When redlining was eventually outlawed, black people were technically allowed to leave their neighborhoods to pursue upward mobility, but due to years of limited occupational and educational opportunities, as well as general inequality, many couldn’t afford it. 

Thus, many stayed in these neighborhoods, and so did their future children. To make matters worse, formerly “redlined” neighborhoods still get little-to-no support from government investment to this day, so many of their school districts are floundering and job options remain unimproved, perpetuating a cycle of poverty amongst those living in these areas.  

Redlining is an example of systemic racism. And although redlining laws are now prohibited, their rippling effects still impact black people to the point where it has led to severe housing and wealth inequality that continues to this day. This is how racism becomes embedded into a country.

Students need to know that discrimination is not always obvious. By teaching kids about the complex nuances of injustice and inequality, we not only help develop critical-thinking skills, but we make them aware of racism, which helps develop empathy, as well as a more firm understanding of the world around them. 

Simply teaching about slavery and the Civil Rights Movement provides a surface level understanding of racism in America. Young people need to know about the inequality that exists in our nation today and its origin. That not only includes topics such as redlining, but also things such as police brutality and judicial inequality. 

I would like to make it clear that I am talking about teaching to high school students. I am not advocating for lessons on systemic racism to begin in preschool.

While some high schools offer sociology classes that touch on systemic racism, it is a topic that needs to be implemented into the required curriculum. Making efforts to teach about it in basic social studies courses would be ideal, as it’s a topic that all students should learn beginning freshman year. 
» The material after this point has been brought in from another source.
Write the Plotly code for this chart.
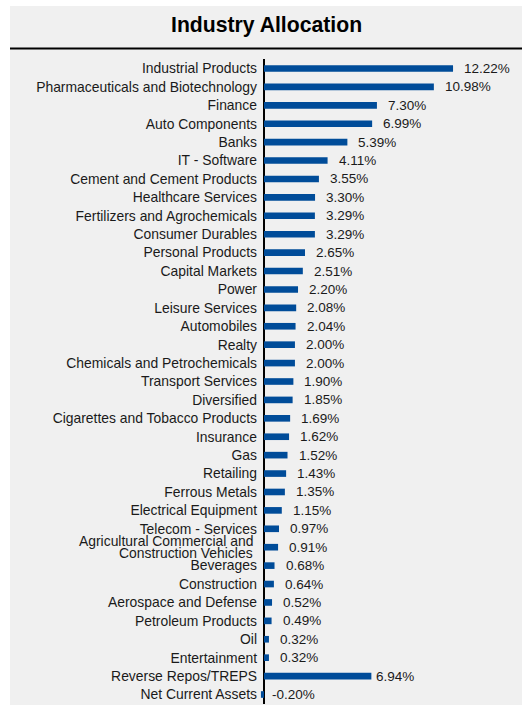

I understand that, for many, systemic racism is an uncomfortable subject, and a lot of people don’t feel as though it’s something kids should be learning about.

Indeed, racism is a horrid ideology that’s responsible for abhorrent atrocities that many don’t wish to hear about, but that’s precisely why people should hear about them.

By choosing to bury these things, we are shielding students from the truth. 

After all, do we not teach about the Holocaust? Why all of a sudden is the idea of learning about systemic racism crossing the line? If a child is capable of learning about the horrors of Nazi Germany then they are perfectly capable of grasping the harsh realities of past and modern day racism.  

By no means does teaching about modern racial inequality mean that you need to push the idea that the United States is evil, or inherently bad. Every nation has a dark past, and by educating kids on our country’s flaws, we teach them to be  wary of repeating them .

As the saying goes, “those who don’t learn history are doomed to repeat it.”